What does Russia Day on 12 June commemorate?

Russia Day commemorates the adoption of the Declaration of State Sovereignty of the Russian Soviet Federative Socialist Republic on the 12th of June 1990. The declaration was passed by the First Congress of People's Deputies and marked the beginning of constitutional reform in the Soviet state. It did not declare outright independence; full independence came later in 1991.

When did Russia Day become an official national holiday?

The Supreme Soviet of Russia proclaimed the 12th of June a national holiday in 1992. A presidential decree on the 2nd of June 1994 reaffirmed it as a national holiday, and a further decree on the 16th of June 1998 gave it the official name "Russia Day." The 2002 Labour Code then placed that name into statute.

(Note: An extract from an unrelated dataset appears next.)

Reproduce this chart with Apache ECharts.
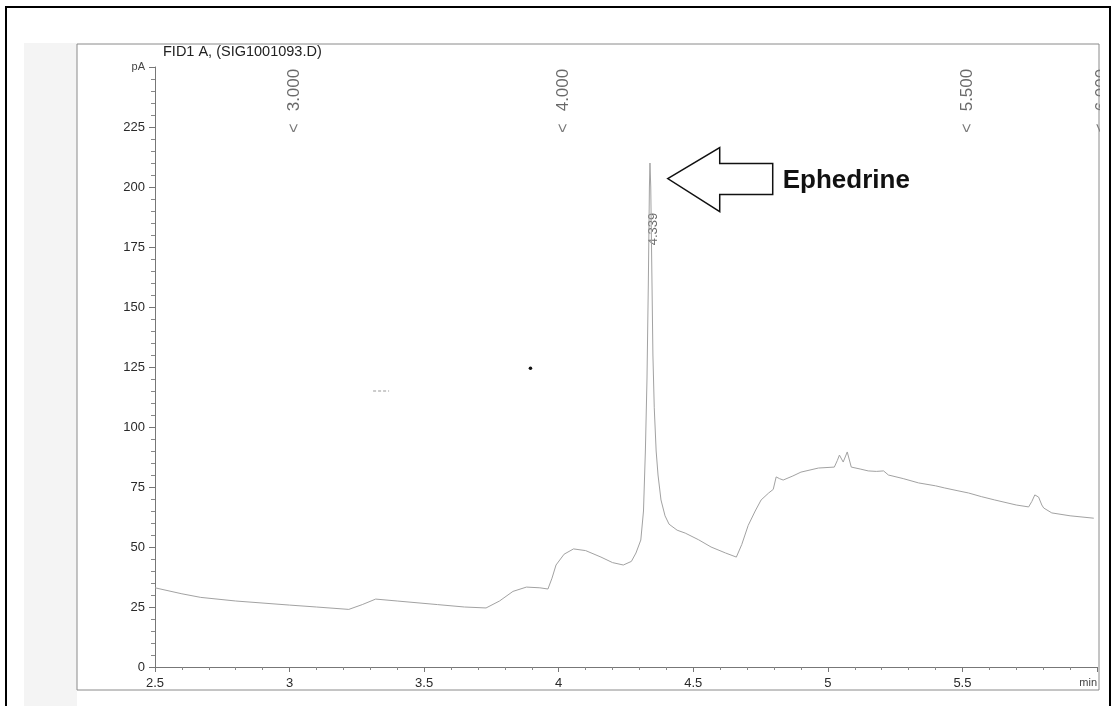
<!DOCTYPE html>
<html>
<head>
<meta charset="utf-8">
<script src="https://cdn.jsdelivr.net/npm/echarts@6/dist/echarts.min.js"></script>
<style>
html,body{margin:0;padding:0;background:#fff;}
#chart{width:1116px;height:706px;}
</style>
</head>
<body>
<div id="chart"></div>
<script>
// ---- data ----
var titleText = 'FID1 A, (SIG1001093.D)';
var yUnit = 'pA';
var xUnit = 'min';
var traceTime = [2.50,2.60,2.67,2.80,3.00,3.10,3.22,3.27,3.32,3.40,3.55,3.65,3.73,3.78,3.83,3.88,3.93,3.96,3.975,3.99,4.02,4.055,4.10,4.157,4.20,4.24,4.27,4.287,4.305,4.315,4.322,4.328,4.333,4.337,4.339,4.342,4.346,4.350,4.355,4.362,4.369,4.38,4.395,4.41,4.44,4.47,4.52,4.566,4.62,4.66,4.68,4.704,4.73,4.752,4.78,4.797,4.808,4.82,4.834,4.87,4.90,4.965,5.024,5.035,5.043,5.057,5.072,5.087,5.12,5.15,5.18,5.207,5.225,5.28,5.337,5.40,5.434,5.48,5.523,5.57,5.62,5.70,5.746,5.758,5.769,5.783,5.795,5.802,5.832,5.90,5.988];
var traceSignal = [33.0,30.5,29.0,27.5,25.8,25.0,24.0,26.0,28.3,27.5,26.0,25.0,24.6,27.5,31.5,33.3,33.0,32.5,37,42.5,47,49.2,48.5,45.8,43.5,42.5,44,47.5,52.9,65,90,120,160,200,210,200,165,130,108,90,80,69.6,63,59.5,57,55.8,53,50,47.5,45.8,51,59,65,69.6,72.5,74,79.2,78.5,77.9,79.6,81.2,82.9,83.3,86,88.3,85.4,89.6,83.3,82.5,81.7,81.5,81.7,80,78.5,76.7,75.5,74.6,73.5,72.5,71,69.6,67.5,66.7,69,71.7,70.8,67.5,66.25,64.2,63,62];
var markerTimes = [3.0, 4.0, 5.5, 6.0];
var markerLabels = ['3.000', '4.000', '5.500', '6.000'];
var peakTime = 4.339;
var peakLabel = '4.339';
var compoundName = 'Ephedrine';

var FONT = 'Liberation Sans, Arial, sans-serif';
var chart = echarts.init(document.getElementById('chart'));

var trace = traceTime.map(function (t, i) { return [t, traceSignal[i]]; });

chart.setOption({
  animation: false,
  backgroundColor: '#fff',
  grid: { left: 155, right: 19, top: 67, bottom: 39 },
  xAxis: {
    type: 'value', min: 2.5, max: 6.0, interval: 0.5,
    axisLine: { show: true, onZero: false, lineStyle: { color: '#777', width: 1 } },
    axisTick: { show: true, length: 5, lineStyle: { color: '#777' } },
    minorTick: { show: true, splitNumber: 5, length: 3, lineStyle: { color: '#888' } },
    splitLine: { show: false },
    axisLabel: {
      color: '#2a2a2a', fontFamily: FONT, fontSize: 13, margin: 10,
      alignMaxLabel: 'right',
      formatter: function (v) { return Math.abs(v - 6) < 1e-9 ? '{u|' + xUnit + '}' : String(v); },
      rich: { u: { fontSize: 11, color: '#444', fontFamily: FONT } }
    }
  },
  yAxis: {
    type: 'value', min: 0, max: 250, interval: 25,
    axisLine: { show: true, lineStyle: { color: '#777', width: 1 } },
    axisTick: { show: true, length: 6, lineStyle: { color: '#777' } },
    minorTick: { show: true, splitNumber: 5, length: 4, lineStyle: { color: '#888' } },
    splitLine: { show: false },
    axisLabel: {
      color: '#2a2a2a', fontFamily: FONT, fontSize: 13, margin: 10,
      formatter: function (v) { return v === 250 ? '{u|' + yUnit + '}' : String(v); },
      rich: { u: { fontSize: 11, color: '#444', fontFamily: FONT } }
    }
  },
  series: [
    {
      type: 'line', data: trace, showSymbol: false, symbol: 'none',
      lineStyle: { color: '#a2a2a2', width: 1 }, z: 3
    },
    {
      type: 'scatter', symbolSize: 0, silent: true,
      data: markerTimes.map(function (t, i) { return { value: [t, 240.4], name: markerLabels[i] }; }),
      label: { show: true, position: 'inside', rotate: 90, fontFamily: FONT, fontSize: 17, color: '#444',
        formatter: function (p) { return p.name; }, offset: [0, 5] }
    },
    {
      type: 'scatter', symbolSize: 0, silent: true,
      data: markerTimes.map(function (t) { return [t, 224.6]; }),
      label: { show: true, position: 'inside', rotate: 90, fontFamily: FONT, fontSize: 16, color: '#555',
        formatter: '<', offset: [0, 5] }
    },
    {
      type: 'scatter', symbolSize: 0, silent: true,
      data: [{ value: [peakTime, 182.5], name: peakLabel }],
      label: { show: true, position: 'inside', rotate: 90, fontFamily: FONT, fontSize: 13, color: '#444',
        formatter: function (p) { return p.name; }, offset: [0, 3] }
    }
  ]
});

// annotation graphics anchored to data coordinates
var tip = chart.convertToPixel({ gridIndex: 0 }, [4.405, 203.5]);
var dot = chart.convertToPixel({ gridIndex: 0 }, [3.895, 124.5]);
var dash = chart.convertToPixel({ gridIndex: 0 }, [3.34, 115]);
var tx = tip[0], ty = tip[1];
chart.setOption({
  graphic: [
    { type: 'rect', z: -10, silent: true, shape: { x: 24, y: 43, width: 53, height: 663 }, style: { fill: '#f4f4f4' } },
    { type: 'rect', z: 60, silent: true, shape: { x: 1100, y: 45, width: 9, height: 120 }, style: { fill: '#fff' } },
    { type: 'rect', z: 65, silent: true, shape: { x: 77, y: 44, width: 1022, height: 646 }, style: { fill: null, stroke: '#8a8a8a', lineWidth: 1 } },
    { type: 'rect', z: 70, silent: true, shape: { x: 6, y: 7, width: 1104, height: 710 }, style: { fill: null, stroke: '#000', lineWidth: 2 } },
    { type: 'text', z: 50, silent: true, x: 163, y: 52, style: { text: titleText, fontFamily: FONT, fontSize: 14.5, fill: '#222', verticalAlign: 'middle' } },
    { type: 'polygon', z: 50, silent: true,
      shape: { points: [[tx, ty], [tx + 52, ty - 31], [tx + 52, ty - 15], [tx + 105, ty - 15], [tx + 105, ty + 16], [tx + 52, ty + 16], [tx + 52, ty + 33]] },
      style: { fill: '#fff', stroke: '#111', lineWidth: 1.5 } },
    { type: 'text', z: 50, silent: true, x: tx + 115, y: ty + 2, style: { text: compoundName, fontFamily: FONT, fontSize: 26, fontWeight: 'bold', fill: '#111', verticalAlign: 'middle' } },
    { type: 'circle', z: 50, silent: true, shape: { cx: dot[0], cy: dot[1], r: 1.8 }, style: { fill: '#111' } },
    { type: 'line', z: 50, silent: true, shape: { x1: dash[0] - 8, y1: dash[1], x2: dash[0] + 8, y2: dash[1] }, style: { stroke: '#999', lineWidth: 1, lineDash: [3, 2] } }
  ]
});
</script>
</body>
</html>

What was Russia Day called before 2002?

Before 2002 the holiday was officially called the Day of Adoption of the Declaration of State Sovereignty of the RSFSR. The shorter name "Russia Day" was formally established by a presidential decree in 1998 and confirmed by the new Labour Code in 2002.

Do Russians consider Russia Day to be Independence Day?

A Levada Center survey from May 2003 found that 65 percent of respondents called the holiday the Independence Day of Russia. However, that name has never appeared in any official government document. Many Russians also view the day simply as a day off, and for some it carries difficult associations with the economic hardship that followed the Soviet dissolution.

What happens on Russia Day and how is it celebrated?

Concerts and fireworks take place in cities across the country, and the President of Russia presents State Awards to prominent writers, scientists, and humanitarian workers. Notable past celebrations include a historical military parade at Red Square on the 12th of June 2004, an air show in 2003 featuring the Russian Knights and Swifts aerobatic teams, and in 2008 a three-day celebration that included events in Tomsk, Samara, and Moscow.

Has any other country or territory recognized Russia Day as a holiday?

In 2019, the self-proclaimed Donetsk People's Republic declared Russia Day a state holiday within its territory.